Sadly, type systems fundamentally can’t catch all kinds of programming mistakes, nor will they magically improve the time or space complexity of your algorithms. You’ll have to write tests and benchmarks either way, to say nothing of validating your designs with stakeholders! Still, there are other reasons to have a good type system, like enforcement of type safety (which is a different thing than “type correctness”). However, safety can also be enforced by dynamic means and dynamic mechanisms such as capabilities can enforce security far beyond that of static safety checks. You might even want to intentionally forego safety in order to achieve maximum performance. Furthermore, there’s lots of other kinds of static analysis, both formal and informal, that can be used to find bugs or speed your programs up.

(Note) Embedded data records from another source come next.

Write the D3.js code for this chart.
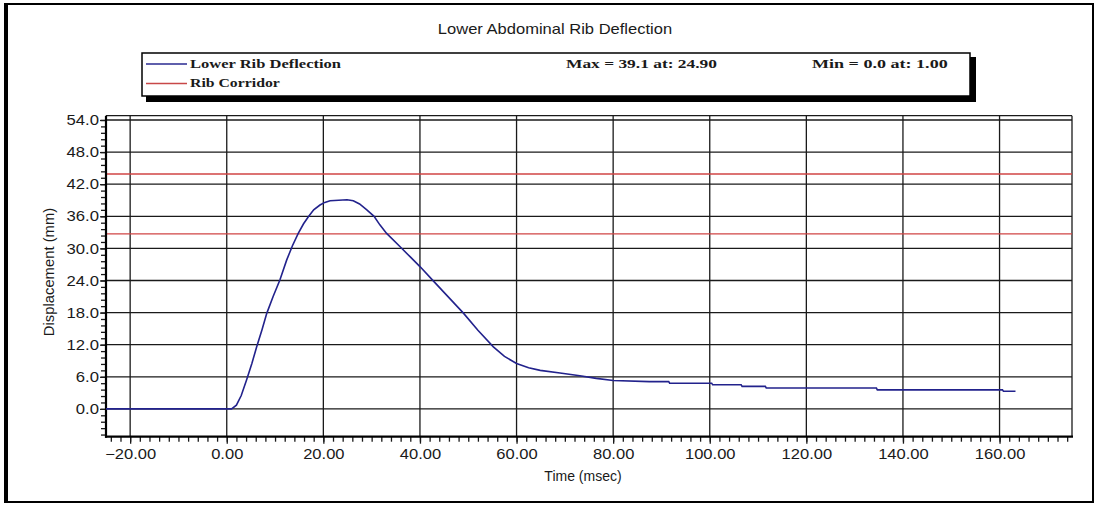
<!DOCTYPE html>
<html><head><meta charset="utf-8">
<script src="https://cdn.jsdelivr.net/npm/d3@7"></script>
<style>
html,body{margin:0;padding:0;background:#fff;}
svg{display:block;}
</style></head>
<body>
<svg id="chart" width="1099" height="506"></svg>
<script>
// ---- data ----
const title = "Lower Abdominal Rib Deflection";
const xLabel = "Time (msec)";
const yLabel = "Displacement (mm)";
const seriesNames = ["Lower Rib Deflection", "Rib Corridor"];
const statsText = ["Max = 39.1 at: 24.90", "Min = 0.0 at: 1.00"];
const xTicks = [-20, 0, 20, 40, 60, 80, 100, 120, 140, 160];
const yTicks = [0, 6, 12, 18, 24, 30, 36, 42, 48, 54];
const corridor = [32.7, 43.9];
const time = [-25, 1.0, 2.0, 3.0, 4.1, 5.2, 6.2, 7.3, 8.3, 9.6, 11.0, 12.4, 13.6, 14.8, 15.9, 16.9, 18.0, 19.3, 20.3, 21.4, 24.9, 26.2, 27.5, 29.0, 30.5, 31.7, 33.1, 35.9, 38.0, 40.0, 43.0, 46.0, 49.0, 52.0, 55.2, 57.5, 60.0, 62.5, 64.9, 69.0, 73.1, 76.5, 80.0, 87.5, 91.5, 91.7, 100.4, 100.6, 106.5, 106.7, 111.5, 111.7, 134.5, 134.7, 160.6, 160.8, 163.3];
const disp = [0, 0, 0.7, 2.5, 5.4, 8.5, 11.6, 14.8, 17.9, 21.0, 24.1, 27.8, 30.5, 32.8, 34.6, 35.9, 37.2, 38.1, 38.6, 38.9, 39.1, 38.9, 38.3, 37.2, 36.0, 34.4, 32.8, 30.3, 28.4, 26.6, 23.7, 20.8, 17.9, 14.7, 11.6, 9.8, 8.5, 7.7, 7.2, 6.7, 6.2, 5.7, 5.3, 5.1, 5.1, 4.8, 4.8, 4.5, 4.5, 4.2, 4.2, 3.9, 3.9, 3.55, 3.55, 3.3, 3.3];

// ---- layout ----
const svg = d3.select("#chart");
const W = 1099, H = 506;
const L = 106, R = 1072, T = 115.7, B = 436.7;
const x = d3.scaleLinear().domain([-25, 175]).range([L, R]);
const y = d3.scaleLinear().domain([-5.2, 54.8]).range([B, T]);
const ink = "#1a1a1a";
const sans = "'Liberation Sans', Arial, sans-serif";
const serif = "'Liberation Serif', 'Times New Roman', serif";
const monoAdvance = 7.65; // px per character of the legend's fixed-pitch look

function stretch(sel, k) {
  sel.each(function () {
    const w = this.getComputedTextLength();
    d3.select(this).attr("textLength", w * k).attr("lengthAdjust", "spacingAndGlyphs");
  });
}
function fixedPitch(sel) {
  sel.each(function () {
    const n = this.textContent.length;
    d3.select(this).attr("textLength", n * monoAdvance - 2).attr("lengthAdjust", "spacingAndGlyphs");
  });
}

svg.append("rect").attr("width", W).attr("height", H).attr("fill", "#fff");
// outer frame
svg.append("rect").attr("x", 5).attr("y", 4).attr("width", 1088).attr("height", 498)
  .attr("fill", "none").attr("stroke", "#000").attr("stroke-width", 2);
svg.append("line").attr("x1", 6).attr("x2", 6).attr("y1", 3).attr("y2", 503)
  .attr("stroke", "#000").attr("stroke-width", 4);

// title
svg.append("text").attr("x", 555).attr("y", 34).attr("text-anchor", "middle")
  .attr("font-family", sans).attr("font-size", 14.5).attr("fill", ink).text(title)
  .call(stretch, 1.14);

// legend box with shadow
const lg = svg.append("g");
lg.append("rect").attr("x", 146).attr("y", 57).attr("width", 830).attr("height", 45).attr("fill", "#000");
lg.append("rect").attr("x", 142).attr("y", 53).attr("width", 828).attr("height", 43)
  .attr("fill", "#fff").attr("stroke", "#000").attr("stroke-width", 1.5);
const legColors = ["#2a2a90", "#c84848"];
seriesNames.forEach((n, i) => {
  const ly = 64 + i * 19.5;
  lg.append("line").attr("x1", 146).attr("x2", 187).attr("y1", ly).attr("y2", ly)
    .attr("stroke", legColors[i]).attr("stroke-width", 1.5);
  lg.append("text").attr("x", 190).attr("y", ly + 3.5).attr("font-family", serif)
    .attr("font-size", 13).attr("font-weight", "bold").attr("fill", ink).text(n)
    .call(fixedPitch);
});
[566, 812].forEach((px, i) => {
  lg.append("text").attr("x", px).attr("y", 67.5).attr("font-family", serif)
    .attr("font-size", 13).attr("font-weight", "bold").attr("fill", ink).text(statsText[i])
    .call(fixedPitch);
});

// grid
const g = svg.append("g");
g.selectAll(".vg").data(xTicks).join("line")
  .attr("x1", d => x(d)).attr("x2", d => x(d)).attr("y1", T).attr("y2", B)
  .attr("stroke", ink).attr("stroke-width", 1.3);
g.selectAll(".hg").data(yTicks).join("line")
  .attr("x1", L).attr("x2", R).attr("y1", d => y(d)).attr("y2", d => y(d))
  .attr("stroke", ink).attr("stroke-width", 1.3);
// plot border top/right
g.append("line").attr("x1", L).attr("x2", R).attr("y1", T).attr("y2", T).attr("stroke", ink).attr("stroke-width", 1.3);
g.append("line").attr("x1", R).attr("x2", R).attr("y1", T).attr("y2", B).attr("stroke", ink).attr("stroke-width", 1.3);

// corridor
g.selectAll(".cor").data(corridor).join("line")
  .attr("x1", L).attr("x2", R).attr("y1", d => y(d)).attr("y2", d => y(d))
  .attr("stroke", "#d04545").attr("stroke-width", 1.3);

// axes with minor ticks
const yMinor = d3.range(-4.8, 54.01, 1.2);
const xMinor = d3.range(-24, 175.01, 2);
const yAx = svg.append("g").attr("transform", `translate(${L},0)`)
  .call(d3.axisLeft(y).tickValues(yMinor).tickSize(5).tickFormat(""));
yAx.select(".domain").remove();
yAx.selectAll("line").attr("stroke", ink).attr("stroke-width", 1.3);
const xAx = svg.append("g").attr("transform", `translate(0,${B})`)
  .call(d3.axisBottom(x).tickValues(xMinor).tickSize(5).tickFormat(""));
xAx.select(".domain").remove();
xAx.selectAll("line").attr("stroke", ink).attr("stroke-width", 1.3);

const yLab = svg.append("g").attr("transform", `translate(${L},0)`)
  .call(d3.axisLeft(y).tickValues(yTicks).tickSize(6).tickPadding(1).tickFormat(d3.format(".1f")));
yLab.select(".domain").remove();
yLab.selectAll("line").attr("stroke", ink).attr("stroke-width", 1.3);
yLab.selectAll("text").attr("font-family", sans).attr("font-size", 14.5).attr("fill", ink)
  .call(stretch, 1.15);

const xLab = svg.append("g").attr("transform", `translate(0,${B})`)
  .call(d3.axisBottom(x).tickValues(xTicks).tickSize(7).tickPadding(5).tickFormat(d3.format(".2f")));
xLab.select(".domain").remove();
xLab.selectAll("line").attr("stroke", ink).attr("stroke-width", 1.3);
xLab.selectAll("text").attr("font-family", sans).attr("font-size", 14.5).attr("fill", ink)
  .call(stretch, 1.14);

// axis lines
svg.append("line").attr("x1", L).attr("x2", L).attr("y1", T).attr("y2", B + 1).attr("stroke", "#000").attr("stroke-width", 2.2);
svg.append("line").attr("x1", L - 1).attr("x2", R + 1).attr("y1", B).attr("y2", B).attr("stroke", "#000").attr("stroke-width", 2.2);

// series
const pts = time.map((t, i) => [t, disp[i]]);
svg.append("path").datum(pts)
  .attr("d", d3.line().x(d => x(d[0])).y(d => y(d[1])))
  .attr("fill", "none").attr("stroke", "#22228c").attr("stroke-width", 1.6);

// axis titles
svg.append("text").attr("x", 583).attr("y", 481).attr("text-anchor", "middle")
  .attr("font-family", sans).attr("font-size", 14).attr("fill", ink).text(xLabel);
svg.append("text").attr("transform", `translate(54,272) rotate(-90)`)
  .attr("text-anchor", "middle").attr("font-family", sans).attr("font-size", 14.8).attr("fill", ink).text(yLabel);
</script>
</body></html>
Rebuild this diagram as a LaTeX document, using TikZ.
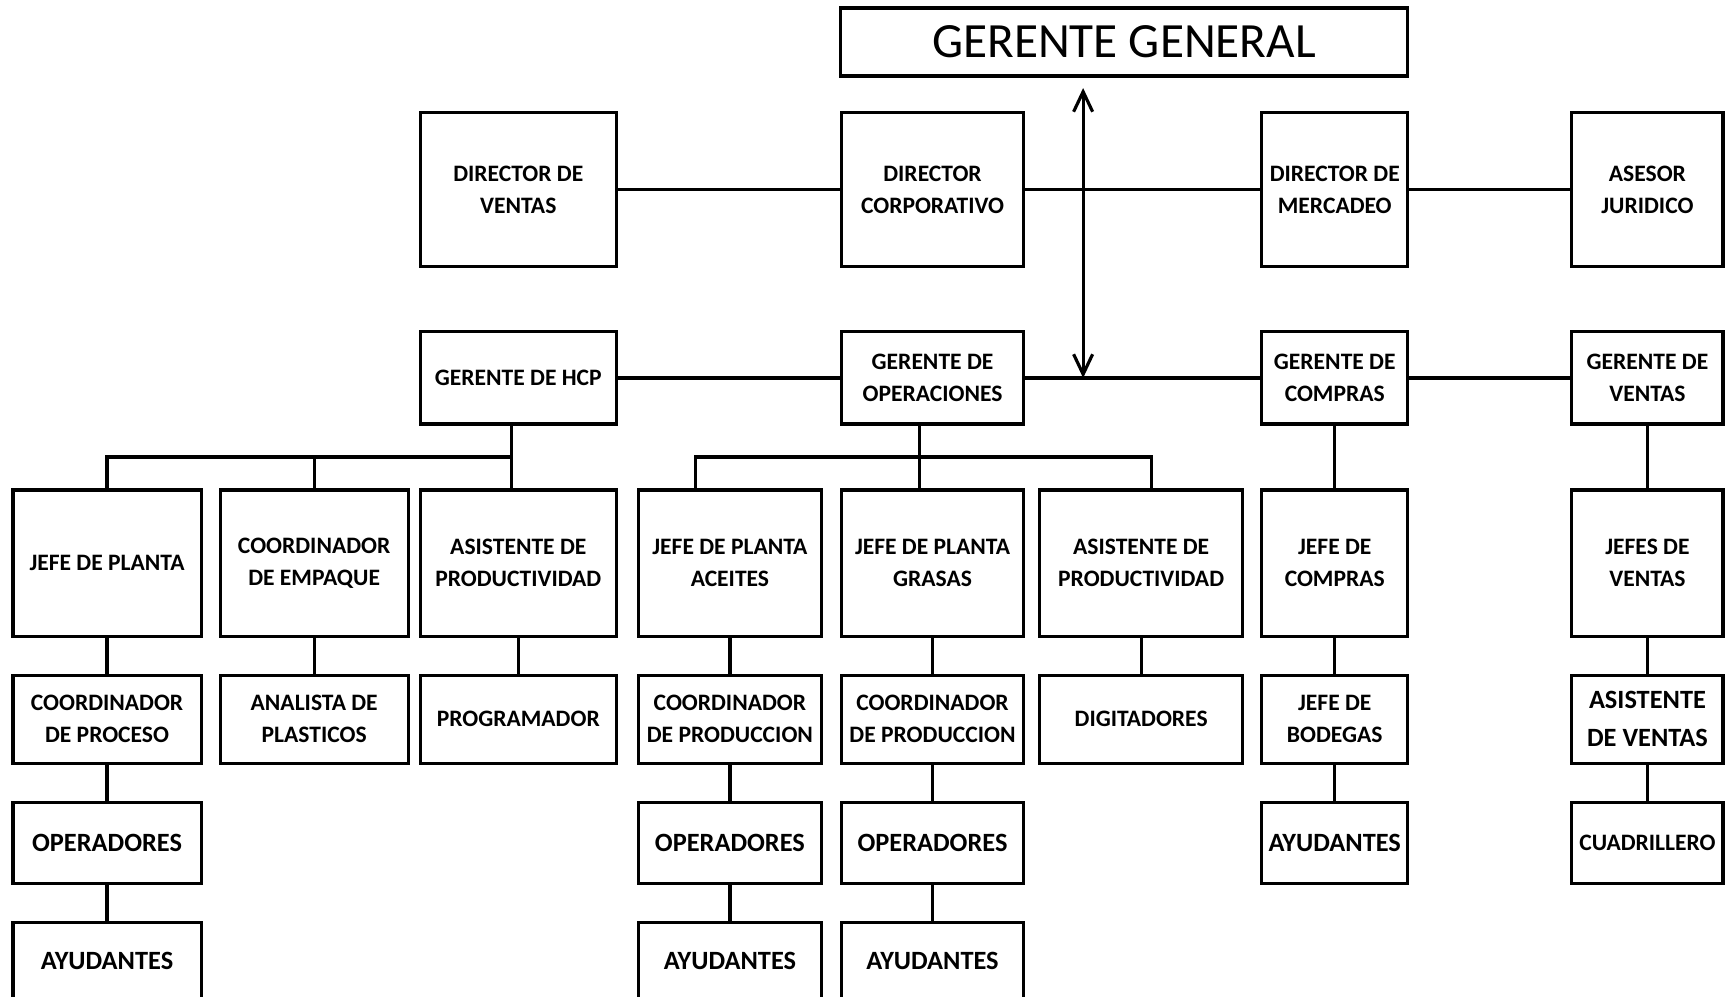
\documentclass[tikz,border=0pt]{standalone}
\usepackage{fontspec}
\setmainfont{Carlito}
\usetikzlibrary{arrows.meta, positioning, calc}

\begin{document}
\begin{tikzpicture}[x=0.01cm, y=-0.01cm,
    cargo/.style={rectangle, draw=black, line width=0.9pt, outer sep=0pt, inner sep=1pt, align=center, font=\bfseries\fontsize{6.7}{9.1}\selectfont},
    grande/.style={font=\bfseries\fontsize{7.5}{10.8}\selectfont},
    linea/.style={draw=black, line width=0.9pt},
    flecha/.style={{Straight Barb[length=2mm, width=1.9mm]}-{Straight Barb[length=2mm, width=1.9mm]}, line width=0.9pt}]

  \path [use as bounding box, fill=white] (0,0) rectangle (1726,997);

  \node [cargo, font=\fontsize{14}{16}\selectfont, minimum width=5.66cm, minimum height=0.68cm] (gg) at (1124,42) {GERENTE GENERAL};

  \node [cargo, anchor=north west, minimum width=1.88cm, minimum height=1.46cm] (jpla) at (13,490) {JEFE DE PLANTA};
  \node [cargo, right=0.19cm of jpla, minimum width=1.88cm, minimum height=1.46cm] (cemp) {COORDINADOR\\DE EMPAQUE};
  \node [cargo, right=0.12cm of cemp, minimum width=1.96cm, minimum height=1.46cm] (aprod) {ASISTENTE DE\\PRODUCTIVIDAD};
  \node [cargo, right=0.22cm of aprod, minimum width=1.83cm, minimum height=1.46cm] (jpac) {JEFE DE PLANTA\\ACEITES};
  \node [cargo, right=0.20cm of jpac, minimum width=1.82cm, minimum height=1.46cm] (jpgr) {JEFE DE PLANTA\\GRASAS};
  \node [cargo, right=0.16cm of jpgr, minimum width=2.03cm, minimum height=1.46cm] (aprodb) {ASISTENTE DE\\PRODUCTIVIDAD};
  \node [cargo, right=0.19cm of aprodb, minimum width=1.46cm, minimum height=1.46cm] (jcom) {JEFE DE\\COMPRAS};
  \node [cargo, right=1.64cm of jcom, minimum width=1.51cm, minimum height=1.46cm] (jven) {JEFES DE\\VENTAS};

  \node [cargo, above=0.66cm of aprod, minimum width=1.96cm, minimum height=0.92cm] (ghcp) {GERENTE DE HCP};
  \node [cargo, above=0.66cm of jpgr, minimum width=1.82cm, minimum height=0.92cm] (gope) {GERENTE DE\\OPERACIONES};
  \node [cargo, above=0.66cm of jcom, minimum width=1.46cm, minimum height=0.92cm] (gcom) {GERENTE DE\\COMPRAS};
  \node [cargo, above=0.66cm of jven, minimum width=1.51cm, minimum height=0.92cm] (gven) {GERENTE DE\\VENTAS};

  \node [cargo, above=0.65cm of ghcp, minimum width=1.96cm, minimum height=1.54cm] (dven) {DIRECTOR DE\\VENTAS};
  \node [cargo, above=0.65cm of gope, minimum width=1.82cm, minimum height=1.54cm] (dcor) {DIRECTOR\\CORPORATIVO};
  \node [cargo, above=0.65cm of gcom, minimum width=1.46cm, minimum height=1.54cm] (dmer) {DIRECTOR DE\\MERCADEO};
  \node [cargo, above=0.65cm of gven, minimum width=1.51cm, minimum height=1.54cm] (ajur) {ASESOR\\JURIDICO};

  \node [cargo, below=0.39cm of jpla, minimum width=1.88cm, minimum height=0.88cm] (cpro) {COORDINADOR\\DE PROCESO};
  \node [cargo, below=0.39cm of cemp, minimum width=1.88cm, minimum height=0.88cm] (apla) {ANALISTA DE\\PLASTICOS};
  \node [cargo, below=0.39cm of aprod, minimum width=1.96cm, minimum height=0.88cm] (prog) {PROGRAMADOR};
  \node [cargo, below=0.39cm of jpac, minimum width=1.83cm, minimum height=0.88cm] (cpac) {COORDINADOR\\DE PRODUCCION};
  \node [cargo, below=0.39cm of jpgr, minimum width=1.82cm, minimum height=0.88cm] (cpgr) {COORDINADOR\\DE PRODUCCION};
  \node [cargo, below=0.39cm of aprodb, minimum width=2.03cm, minimum height=0.88cm] (digi) {DIGITADORES};
  \node [cargo, below=0.39cm of jcom, minimum width=1.46cm, minimum height=0.88cm] (jbod) {JEFE DE\\BODEGAS};
  \node [cargo, grande, below=0.39cm of jven, minimum width=1.51cm, minimum height=0.88cm] (aven) {ASISTENTE\\DE VENTAS};

  \node [cargo, grande, below=0.39cm of cpro, minimum width=1.88cm, minimum height=0.81cm] (opla) {OPERADORES};
  \node [cargo, grande, below=0.39cm of cpac, minimum width=1.83cm, minimum height=0.81cm] (opac) {OPERADORES};
  \node [cargo, grande, below=0.39cm of cpgr, minimum width=1.82cm, minimum height=0.81cm] (opgr) {OPERADORES};
  \node [cargo, grande, below=0.39cm of jbod, minimum width=1.46cm, minimum height=0.81cm] (ayco) {AYUDANTES};
  \node [cargo, below=0.39cm of aven, minimum width=1.51cm, minimum height=0.81cm] (cuad) {CUADRILLERO};

  \node [cargo, grande, below=0.39cm of opla, minimum width=1.88cm, minimum height=0.78cm] (ayla) {AYUDANTES};
  \node [cargo, grande, below=0.39cm of opac, minimum width=1.83cm, minimum height=0.78cm] (ayac) {AYUDANTES};
  \node [cargo, grande, below=0.39cm of opgr, minimum width=1.82cm, minimum height=0.78cm] (aygr) {AYUDANTES};

  \draw [linea] (dven) -- (dcor);
  \draw [linea] (dcor) -- (dmer);
  \draw [linea] (dmer) -- (ajur);
  \draw [linea] (ghcp) -- (gope);
  \draw [linea] (gope) -- (gcom);
  \draw [linea] (gcom) -- (gven);

  \coordinate (cruce) at ($(gope.east)!0.25!(gcom.west)$);
  \coordinate (tope) at ([yshift=-0.12cm]gg.south);
  \draw [flecha] (tope -| cruce) -- (cruce);

  \coordinate (busA) at ($([xshift=-0.07cm]ghcp.south)!0.5!([xshift=-0.07cm]aprod.north)$);
  \draw [linea] ([xshift=-0.07cm]ghcp.south) -- ([xshift=-0.07cm]aprod.north);
  \draw [linea] (jpla.north) |- (busA);
  \draw [linea] (cemp.north) -- (cemp.north |- busA);

  \coordinate (busB) at ($([xshift=-0.13cm]gope.south)!0.5!([xshift=-0.13cm]jpgr.north)$);
  \draw [linea] ([xshift=-0.13cm]gope.south) -- ([xshift=-0.13cm]jpgr.north);
  \draw [linea] ([xshift=-0.34cm]jpac.north) |- (busB) -| ([xshift=0.1cm]aprodb.north);

  \draw [linea] (gcom) -- (jcom);
  \draw [linea] (gven) -- (jven);

  \draw [linea] (jpla) -- (cpro);
  \draw [linea] (cpro) -- (opla);
  \draw [linea] (opla) -- (ayla);
  \draw [linea] (cemp) -- (apla);
  \draw [linea] (aprod) -- (prog);
  \draw [linea] (jpac) -- (cpac);
  \draw [linea] (cpac) -- (opac);
  \draw [linea] (opac) -- (ayac);
  \draw [linea] (jpgr) -- (cpgr);
  \draw [linea] (cpgr) -- (opgr);
  \draw [linea] (opgr) -- (aygr);
  \draw [linea] (aprodb) -- (digi);
  \draw [linea] (jcom) -- (jbod);
  \draw [linea] (jbod) -- (ayco);
  \draw [linea] (jven) -- (aven);
  \draw [linea] (aven) -- (cuad);
\end{tikzpicture}
\end{document}
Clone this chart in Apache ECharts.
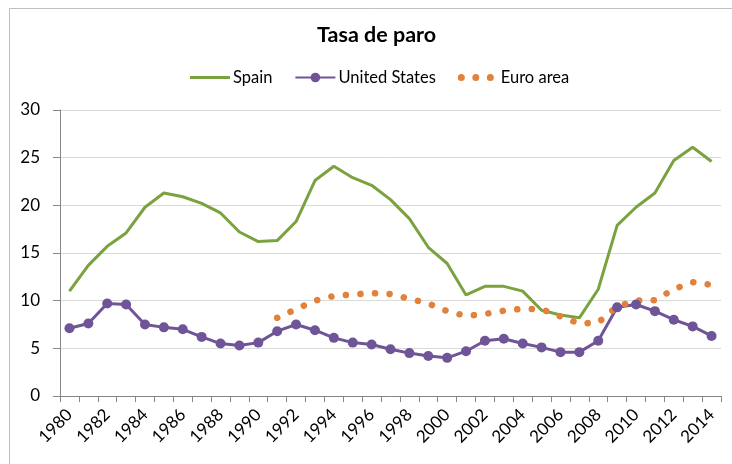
<!DOCTYPE html>
<html>
<head>
<meta charset="utf-8">
<script src="https://cdn.jsdelivr.net/npm/echarts@6/dist/echarts.min.js"></script>
<style>
    html, body { margin: 0; padding: 0; background: #fff; }
    #chart { width: 732px; height: 464px; }
</style>
</head>
<body>
<div id="chart"></div>
<script>
let years = [];
for (let y = 1980; y <= 2014; y++) years.push(String(y));

let spain = [11.0, 13.7, 15.7, 17.1, 19.8, 21.3, 20.9, 20.2, 19.2, 17.2,
    16.2, 16.3, 18.3, 22.6, 24.1, 22.9, 22.1, 20.6, 18.6, 15.6,
    13.9, 10.6, 11.5, 11.5, 11.0, 9.0, 8.5, 8.2, 11.2, 17.9,
    19.8, 21.3, 24.7, 26.1, 24.6];

let unitedStates = [7.1, 7.6, 9.7, 9.6, 7.5, 7.2, 7.0, 6.2, 5.5, 5.3,
    5.6, 6.8, 7.5, 6.9, 6.1, 5.6, 5.4, 4.9, 4.5, 4.2,
    4.0, 4.7, 5.8, 6.0, 5.5, 5.1, 4.6, 4.6, 5.8, 9.3,
    9.6, 8.9, 8.0, 7.3, 6.3];

let euroArea = [null, null, null, null, null, null, null, null, null, null,
    null, 8.2, 9.1, 10.0, 10.5, 10.65, 10.8, 10.7, 10.2, 9.7,
    8.9, 8.4, 8.6, 8.95, 9.15, 9.1, 8.35, 7.6, 7.7, 9.4,
    10.0, 10.05, 11.2, 11.95, 11.65];

let yTicks = [0, 5, 10, 15, 20, 25, 30];

let font = 'Lato, "Open Sans", sans-serif';
let green = '#7aa23f', purple = '#6f5597', orange = '#e2813b';

// legend icons: plain line for Spain, three dots for Euro area
let lineIcon = 'path://M0,0 L40,0 L40,3 L0,3 Z';
let dotsIcon = 'path://M0,0 M40,12 ' +
    'M0,6 A3.5,3.5 0 1,0 7,6 A3.5,3.5 0 1,0 0,6 Z ' +
    'M14.5,6 A3.5,3.5 0 1,0 21.5,6 A3.5,3.5 0 1,0 14.5,6 Z ' +
    'M29,6 A3.5,3.5 0 1,0 36,6 A3.5,3.5 0 1,0 29,6 Z';

let chart = echarts.init(document.getElementById('chart'));

let option = {
    backgroundColor: '#fff',
    animation: false,
    title: {
        text: 'Tasa de paro',
        left: 317,
        top: 24,
        padding: 0,
        textStyle: { fontFamily: font, fontSize: 21.5, fontWeight: 'bold', color: '#000' }
    },
    legend: {
        left: 190,
        top: 69,
        padding: 0,
        itemWidth: 40,
        itemHeight: 12,
        itemGap: 22,
        symbolKeepAspect: true,
        textStyle: { fontFamily: font, fontSize: 16.5, color: '#000', padding: [0, 0, 0, -2] },
        data: [
            { name: 'Spain', icon: lineIcon },
            { name: 'United States' },
            { name: 'Euro area', icon: dotsIcon }
        ]
    },
    graphic: [{
        type: 'rect',
        shape: { x: 9.5, y: 8.5, width: 800, height: 600 },
        style: { fill: 'none', stroke: '#bfbfbf', lineWidth: 1 },
        silent: true
    }],
    grid: { left: 60, right: 11, top: 110, bottom: 68, containLabel: false },
    xAxis: {
        type: 'category',
        data: years,
        boundaryGap: true,
        axisLine: { lineStyle: { color: '#868686', width: 1 } },
        axisTick: { show: true, interval: 0, length: 6, lineStyle: { color: '#868686' } },
        axisLabel: {
            interval: 1,
            rotate: 45,
            margin: 16,
            fontFamily: font,
            fontSize: 17,
            color: '#000'
        }
    },
    yAxis: {
        type: 'value',
        min: yTicks[0],
        max: yTicks[yTicks.length - 1],
        interval: 5,
        axisLine: { show: true, lineStyle: { color: '#868686', width: 1 } },
        axisTick: { show: true, length: 7, lineStyle: { color: '#868686' } },
        axisLabel: { margin: 20, fontFamily: font, fontSize: 17, color: '#000' },
        splitLine: { lineStyle: { color: '#d9d9d9', width: 1 } }
    },
    series: [
        {
            name: 'Spain',
            type: 'line',
            data: spain,
            symbol: 'none',
            lineStyle: { color: green, width: 3 },
            itemStyle: { color: green }
        },
        {
            name: 'United States',
            type: 'line',
            data: unitedStates,
            symbol: 'circle',
            symbolSize: 10,
            showAllSymbol: true,
            lineStyle: { color: purple, width: 3 },
            itemStyle: { color: purple }
        },
        {
            name: 'Euro area',
            type: 'line',
            data: euroArea,
            symbol: 'none',
            lineStyle: { color: orange, width: 6.5, type: [0.1, 14.5], cap: 'round' },
            itemStyle: { color: orange }
        }
    ]
};
chart.setOption(option);
</script>
</body>
</html>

Assuming we want a tool that finds as many errors as possible, we should be willing to forego completeness, instead preferring to have our static analysis be overly cautious, warning us of programs that might be incorrect. We can always suppress such warnings after informal analysis (or alternative formal analysis!). Assuming we’re realistic about the fact that no static analysis tool will ever catch all errors, we should also be willing to tolerate unsoundness in order to spend our mental complexity budgets more wisely. Assuming we want a tool that independently improves with time, we should not create a cyclic dependency between languages and type systems.

There is a class of such tools. They’re called linters.